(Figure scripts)
◆ ◆ ◆
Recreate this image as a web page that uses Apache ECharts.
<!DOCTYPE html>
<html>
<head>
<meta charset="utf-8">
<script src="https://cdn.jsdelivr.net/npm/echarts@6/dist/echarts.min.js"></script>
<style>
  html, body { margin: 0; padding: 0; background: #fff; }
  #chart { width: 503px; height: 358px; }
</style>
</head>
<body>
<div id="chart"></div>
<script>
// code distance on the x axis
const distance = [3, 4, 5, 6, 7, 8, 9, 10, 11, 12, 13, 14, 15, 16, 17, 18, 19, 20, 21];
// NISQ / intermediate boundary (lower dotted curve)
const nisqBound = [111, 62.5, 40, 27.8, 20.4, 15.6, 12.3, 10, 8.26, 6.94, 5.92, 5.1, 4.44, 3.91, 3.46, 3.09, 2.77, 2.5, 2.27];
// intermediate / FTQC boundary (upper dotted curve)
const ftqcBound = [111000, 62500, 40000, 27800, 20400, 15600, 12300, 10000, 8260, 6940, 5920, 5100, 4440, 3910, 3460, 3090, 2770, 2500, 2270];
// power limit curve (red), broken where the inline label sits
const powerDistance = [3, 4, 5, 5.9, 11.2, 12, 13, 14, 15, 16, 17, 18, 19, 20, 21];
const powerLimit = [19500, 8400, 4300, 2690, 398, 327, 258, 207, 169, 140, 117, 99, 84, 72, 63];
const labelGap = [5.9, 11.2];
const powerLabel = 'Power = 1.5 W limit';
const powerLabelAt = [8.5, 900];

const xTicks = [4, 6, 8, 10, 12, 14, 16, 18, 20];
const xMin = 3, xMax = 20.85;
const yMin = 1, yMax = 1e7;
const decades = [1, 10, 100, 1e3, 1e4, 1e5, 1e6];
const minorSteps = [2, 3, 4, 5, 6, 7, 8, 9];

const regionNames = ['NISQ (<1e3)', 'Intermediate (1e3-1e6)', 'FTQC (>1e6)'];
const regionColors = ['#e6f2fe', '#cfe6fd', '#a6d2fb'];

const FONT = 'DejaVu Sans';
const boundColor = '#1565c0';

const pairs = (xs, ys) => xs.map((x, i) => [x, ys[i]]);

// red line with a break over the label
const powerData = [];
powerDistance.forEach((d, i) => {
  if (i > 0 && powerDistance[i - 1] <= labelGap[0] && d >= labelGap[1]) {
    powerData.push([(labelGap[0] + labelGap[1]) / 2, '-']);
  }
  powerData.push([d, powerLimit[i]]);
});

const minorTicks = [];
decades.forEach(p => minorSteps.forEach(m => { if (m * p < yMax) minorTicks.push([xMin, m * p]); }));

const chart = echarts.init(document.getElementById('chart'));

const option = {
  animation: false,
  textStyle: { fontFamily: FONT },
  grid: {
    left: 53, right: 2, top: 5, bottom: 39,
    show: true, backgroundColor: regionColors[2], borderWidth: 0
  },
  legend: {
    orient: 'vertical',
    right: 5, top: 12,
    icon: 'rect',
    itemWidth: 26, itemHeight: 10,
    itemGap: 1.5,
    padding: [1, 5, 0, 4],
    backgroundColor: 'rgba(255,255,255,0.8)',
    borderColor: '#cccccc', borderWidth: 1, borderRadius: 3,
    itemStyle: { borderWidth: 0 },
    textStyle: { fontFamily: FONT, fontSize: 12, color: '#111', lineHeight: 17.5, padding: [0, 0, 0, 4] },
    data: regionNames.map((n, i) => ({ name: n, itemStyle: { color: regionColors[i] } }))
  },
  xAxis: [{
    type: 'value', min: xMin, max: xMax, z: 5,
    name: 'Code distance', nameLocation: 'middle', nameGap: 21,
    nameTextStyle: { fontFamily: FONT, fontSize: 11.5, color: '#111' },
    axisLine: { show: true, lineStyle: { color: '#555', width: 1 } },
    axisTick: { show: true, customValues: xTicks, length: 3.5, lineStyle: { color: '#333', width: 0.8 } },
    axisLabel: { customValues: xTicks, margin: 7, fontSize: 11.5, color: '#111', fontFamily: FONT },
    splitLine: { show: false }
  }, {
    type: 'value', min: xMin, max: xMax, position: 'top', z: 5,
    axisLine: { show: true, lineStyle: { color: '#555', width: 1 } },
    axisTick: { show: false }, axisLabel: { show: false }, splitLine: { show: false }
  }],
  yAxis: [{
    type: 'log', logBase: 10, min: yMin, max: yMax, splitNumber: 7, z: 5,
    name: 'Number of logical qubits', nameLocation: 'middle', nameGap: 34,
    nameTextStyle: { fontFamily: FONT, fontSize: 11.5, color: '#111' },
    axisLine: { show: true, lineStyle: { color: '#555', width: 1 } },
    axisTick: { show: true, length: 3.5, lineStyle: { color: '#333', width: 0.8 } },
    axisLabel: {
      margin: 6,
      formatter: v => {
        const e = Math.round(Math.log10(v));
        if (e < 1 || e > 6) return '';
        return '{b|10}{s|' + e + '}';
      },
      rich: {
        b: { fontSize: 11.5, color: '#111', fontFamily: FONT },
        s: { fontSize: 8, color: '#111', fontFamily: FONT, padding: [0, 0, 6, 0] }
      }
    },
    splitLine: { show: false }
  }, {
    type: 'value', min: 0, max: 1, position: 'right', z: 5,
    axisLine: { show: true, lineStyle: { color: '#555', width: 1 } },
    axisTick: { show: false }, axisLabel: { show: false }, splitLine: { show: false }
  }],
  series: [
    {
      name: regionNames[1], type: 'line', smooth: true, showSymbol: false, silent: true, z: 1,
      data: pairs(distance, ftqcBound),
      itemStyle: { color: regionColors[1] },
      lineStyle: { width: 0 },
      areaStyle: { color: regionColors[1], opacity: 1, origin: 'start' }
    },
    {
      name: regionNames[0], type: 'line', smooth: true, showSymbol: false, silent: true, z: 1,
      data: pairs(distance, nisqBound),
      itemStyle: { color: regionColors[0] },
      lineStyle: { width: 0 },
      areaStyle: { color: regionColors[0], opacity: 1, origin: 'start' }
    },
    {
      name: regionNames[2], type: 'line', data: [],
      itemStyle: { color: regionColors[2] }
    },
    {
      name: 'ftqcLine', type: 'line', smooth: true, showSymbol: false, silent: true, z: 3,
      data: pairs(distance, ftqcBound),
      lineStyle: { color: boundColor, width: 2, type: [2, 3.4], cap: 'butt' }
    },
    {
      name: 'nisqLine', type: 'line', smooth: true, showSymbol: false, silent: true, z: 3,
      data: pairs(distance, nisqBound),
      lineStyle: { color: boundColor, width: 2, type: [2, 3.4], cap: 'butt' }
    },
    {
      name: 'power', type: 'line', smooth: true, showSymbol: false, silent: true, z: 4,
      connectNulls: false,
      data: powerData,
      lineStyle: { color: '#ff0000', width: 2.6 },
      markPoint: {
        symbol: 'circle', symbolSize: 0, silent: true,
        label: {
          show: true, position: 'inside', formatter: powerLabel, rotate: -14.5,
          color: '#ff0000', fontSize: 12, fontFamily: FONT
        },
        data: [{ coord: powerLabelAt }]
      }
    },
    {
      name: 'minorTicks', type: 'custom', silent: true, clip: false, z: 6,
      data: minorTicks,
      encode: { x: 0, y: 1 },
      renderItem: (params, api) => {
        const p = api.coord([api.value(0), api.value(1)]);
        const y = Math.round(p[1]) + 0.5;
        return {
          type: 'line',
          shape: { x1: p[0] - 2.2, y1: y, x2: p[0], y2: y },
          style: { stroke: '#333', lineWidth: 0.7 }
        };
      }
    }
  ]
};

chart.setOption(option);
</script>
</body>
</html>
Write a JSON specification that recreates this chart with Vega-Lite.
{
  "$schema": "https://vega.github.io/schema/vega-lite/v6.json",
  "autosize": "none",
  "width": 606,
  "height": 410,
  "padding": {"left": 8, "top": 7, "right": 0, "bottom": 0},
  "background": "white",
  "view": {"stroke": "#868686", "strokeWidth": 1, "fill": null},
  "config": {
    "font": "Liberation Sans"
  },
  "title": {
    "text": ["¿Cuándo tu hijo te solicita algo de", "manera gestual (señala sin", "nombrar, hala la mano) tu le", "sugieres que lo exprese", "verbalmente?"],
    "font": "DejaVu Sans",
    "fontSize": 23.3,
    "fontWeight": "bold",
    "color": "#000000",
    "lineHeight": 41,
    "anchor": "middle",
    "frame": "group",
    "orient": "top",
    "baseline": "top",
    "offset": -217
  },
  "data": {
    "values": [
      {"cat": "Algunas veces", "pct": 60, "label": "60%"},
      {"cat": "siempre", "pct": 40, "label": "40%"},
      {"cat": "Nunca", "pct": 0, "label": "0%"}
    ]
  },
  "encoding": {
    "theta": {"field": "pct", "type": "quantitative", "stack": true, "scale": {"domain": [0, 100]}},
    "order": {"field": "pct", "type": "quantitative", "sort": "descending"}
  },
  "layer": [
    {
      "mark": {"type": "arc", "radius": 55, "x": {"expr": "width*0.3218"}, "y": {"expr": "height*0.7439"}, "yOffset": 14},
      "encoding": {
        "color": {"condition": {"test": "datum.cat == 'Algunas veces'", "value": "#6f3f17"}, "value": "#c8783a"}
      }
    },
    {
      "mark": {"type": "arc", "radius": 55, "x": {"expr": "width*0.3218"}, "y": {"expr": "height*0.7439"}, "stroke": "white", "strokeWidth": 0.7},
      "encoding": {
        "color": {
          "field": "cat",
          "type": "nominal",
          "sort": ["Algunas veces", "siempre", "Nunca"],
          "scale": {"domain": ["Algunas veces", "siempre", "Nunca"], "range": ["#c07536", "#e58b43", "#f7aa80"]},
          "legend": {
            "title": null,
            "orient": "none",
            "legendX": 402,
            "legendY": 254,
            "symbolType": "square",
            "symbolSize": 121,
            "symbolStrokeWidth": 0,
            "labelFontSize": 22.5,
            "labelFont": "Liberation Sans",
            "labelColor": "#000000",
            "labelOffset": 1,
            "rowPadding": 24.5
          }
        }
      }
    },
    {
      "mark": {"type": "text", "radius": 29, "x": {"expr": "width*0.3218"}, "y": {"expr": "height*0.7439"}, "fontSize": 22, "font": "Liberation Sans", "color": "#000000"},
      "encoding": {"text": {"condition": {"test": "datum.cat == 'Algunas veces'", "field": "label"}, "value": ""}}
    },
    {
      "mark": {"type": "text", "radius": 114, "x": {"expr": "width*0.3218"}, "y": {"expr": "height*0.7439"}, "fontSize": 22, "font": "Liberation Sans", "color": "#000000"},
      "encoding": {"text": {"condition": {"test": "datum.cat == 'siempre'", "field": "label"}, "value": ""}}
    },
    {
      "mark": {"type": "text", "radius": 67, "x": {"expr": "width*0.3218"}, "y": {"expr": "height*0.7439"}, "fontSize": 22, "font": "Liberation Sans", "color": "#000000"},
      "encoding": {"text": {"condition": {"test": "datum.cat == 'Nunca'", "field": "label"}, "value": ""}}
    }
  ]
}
◆ ◆ ◆
• [EXERCISE OBJECTIVE]:
Go over the records above line by line and count those holding the word "this". Reply only with the number.

• [WRITTEN ANSWER]:
2